## Required work
Repeat, exactly and in full, the lines of the listing below, but without any pictures.

┌─ Data section

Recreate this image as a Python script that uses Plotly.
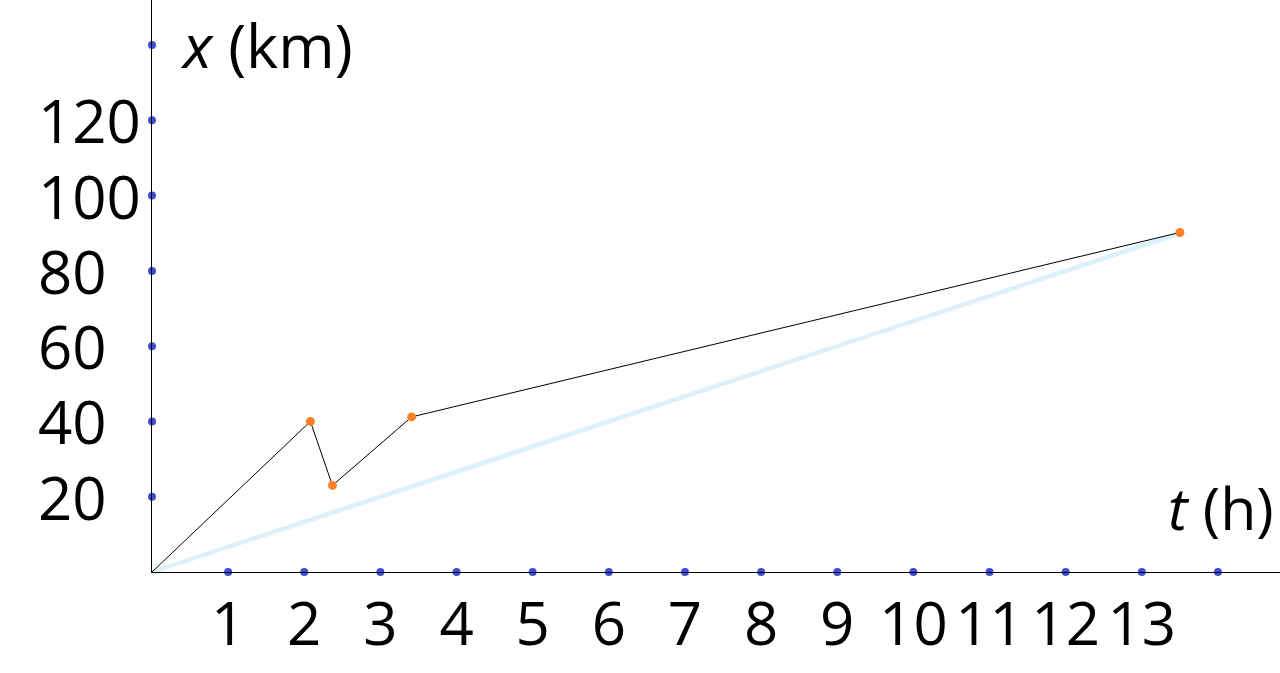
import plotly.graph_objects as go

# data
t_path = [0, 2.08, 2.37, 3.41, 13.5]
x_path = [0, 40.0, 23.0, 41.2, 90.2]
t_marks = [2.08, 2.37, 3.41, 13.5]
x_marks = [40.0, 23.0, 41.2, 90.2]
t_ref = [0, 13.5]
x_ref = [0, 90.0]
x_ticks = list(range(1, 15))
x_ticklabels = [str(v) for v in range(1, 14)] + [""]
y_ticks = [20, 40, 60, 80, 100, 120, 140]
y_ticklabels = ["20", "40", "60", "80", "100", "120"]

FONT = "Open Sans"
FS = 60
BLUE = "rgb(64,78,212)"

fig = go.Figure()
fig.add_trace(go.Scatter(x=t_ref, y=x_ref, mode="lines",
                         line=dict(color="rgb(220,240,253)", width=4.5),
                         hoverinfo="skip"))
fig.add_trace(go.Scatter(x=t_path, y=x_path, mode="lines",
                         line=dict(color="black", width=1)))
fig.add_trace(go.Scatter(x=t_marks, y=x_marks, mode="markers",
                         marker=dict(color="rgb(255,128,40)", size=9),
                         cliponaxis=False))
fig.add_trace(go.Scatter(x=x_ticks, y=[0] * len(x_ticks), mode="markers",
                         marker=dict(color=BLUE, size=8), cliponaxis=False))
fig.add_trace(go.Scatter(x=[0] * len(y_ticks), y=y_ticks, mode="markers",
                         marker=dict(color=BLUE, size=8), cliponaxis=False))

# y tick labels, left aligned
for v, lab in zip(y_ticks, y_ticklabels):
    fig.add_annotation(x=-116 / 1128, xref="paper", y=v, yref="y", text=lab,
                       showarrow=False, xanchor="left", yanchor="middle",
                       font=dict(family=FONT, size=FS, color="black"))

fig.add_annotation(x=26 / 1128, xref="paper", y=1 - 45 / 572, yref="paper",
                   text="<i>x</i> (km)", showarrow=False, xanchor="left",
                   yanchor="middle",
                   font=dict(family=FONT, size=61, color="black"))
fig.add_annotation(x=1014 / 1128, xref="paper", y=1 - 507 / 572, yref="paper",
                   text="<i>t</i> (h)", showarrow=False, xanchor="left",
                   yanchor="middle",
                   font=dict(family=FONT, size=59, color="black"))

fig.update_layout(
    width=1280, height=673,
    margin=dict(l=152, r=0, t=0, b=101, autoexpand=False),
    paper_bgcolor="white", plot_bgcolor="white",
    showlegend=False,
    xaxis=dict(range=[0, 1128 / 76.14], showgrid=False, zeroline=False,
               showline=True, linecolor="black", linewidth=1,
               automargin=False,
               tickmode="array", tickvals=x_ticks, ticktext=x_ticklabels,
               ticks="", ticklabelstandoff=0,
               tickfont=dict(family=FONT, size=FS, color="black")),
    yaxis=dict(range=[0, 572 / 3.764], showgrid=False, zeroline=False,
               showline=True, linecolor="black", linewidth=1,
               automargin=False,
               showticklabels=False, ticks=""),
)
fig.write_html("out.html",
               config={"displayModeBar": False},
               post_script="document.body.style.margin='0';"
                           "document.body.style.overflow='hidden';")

└─

## Task answer
Recreate this image as a Python script that uses Plotly.
import plotly.graph_objects as go

# data
t_path = [0, 2.08, 2.37, 3.41, 13.5]
x_path = [0, 40.0, 23.0, 41.2, 90.2]
t_marks = [2.08, 2.37, 3.41, 13.5]
x_marks = [40.0, 23.0, 41.2, 90.2]
t_ref = [0, 13.5]
x_ref = [0, 90.0]
x_ticks = list(range(1, 15))
x_ticklabels = [str(v) for v in range(1, 14)] + [""]
y_ticks = [20, 40, 60, 80, 100, 120, 140]
y_ticklabels = ["20", "40", "60", "80", "100", "120"]

FONT = "Open Sans"
FS = 60
BLUE = "rgb(64,78,212)"

fig = go.Figure()
fig.add_trace(go.Scatter(x=t_ref, y=x_ref, mode="lines",
                         line=dict(color="rgb(220,240,253)", width=4.5),
                         hoverinfo="skip"))
fig.add_trace(go.Scatter(x=t_path, y=x_path, mode="lines",
                         line=dict(color="black", width=1)))
fig.add_trace(go.Scatter(x=t_marks, y=x_marks, mode="markers",
                         marker=dict(color="rgb(255,128,40)", size=9),
                         cliponaxis=False))
fig.add_trace(go.Scatter(x=x_ticks, y=[0] * len(x_ticks), mode="markers",
                         marker=dict(color=BLUE, size=8), cliponaxis=False))
fig.add_trace(go.Scatter(x=[0] * len(y_ticks), y=y_ticks, mode="markers",
                         marker=dict(color=BLUE, size=8), cliponaxis=False))

# y tick labels, left aligned
for v, lab in zip(y_ticks, y_ticklabels):
    fig.add_annotation(x=-116 / 1128, xref="paper", y=v, yref="y", text=lab,
                       showarrow=False, xanchor="left", yanchor="middle",
                       font=dict(family=FONT, size=FS, color="black"))

fig.add_annotation(x=26 / 1128, xref="paper", y=1 - 45 / 572, yref="paper",
                   text="<i>x</i> (km)", showarrow=False, xanchor="left",
                   yanchor="middle",
                   font=dict(family=FONT, size=61, color="black"))
fig.add_annotation(x=1014 / 1128, xref="paper", y=1 - 507 / 572, yref="paper",
                   text="<i>t</i> (h)", showarrow=False, xanchor="left",
                   yanchor="middle",
                   font=dict(family=FONT, size=59, color="black"))

fig.update_layout(
    width=1280, height=673,
    margin=dict(l=152, r=0, t=0, b=101, autoexpand=False),
    paper_bgcolor="white", plot_bgcolor="white",
    showlegend=False,
    xaxis=dict(range=[0, 1128 / 76.14], showgrid=False, zeroline=False,
               showline=True, linecolor="black", linewidth=1,
               automargin=False,
               tickmode="array", tickvals=x_ticks, ticktext=x_ticklabels,
               ticks="", ticklabelstandoff=0,
               tickfont=dict(family=FONT, size=FS, color="black")),
    yaxis=dict(range=[0, 572 / 3.764], showgrid=False, zeroline=False,
               showline=True, linecolor="black", linewidth=1,
               automargin=False,
               showticklabels=False, ticks=""),
)
fig.write_html("out.html",
               config={"displayModeBar": False},
               post_script="document.body.style.margin='0';"
                           "document.body.style.overflow='hidden';")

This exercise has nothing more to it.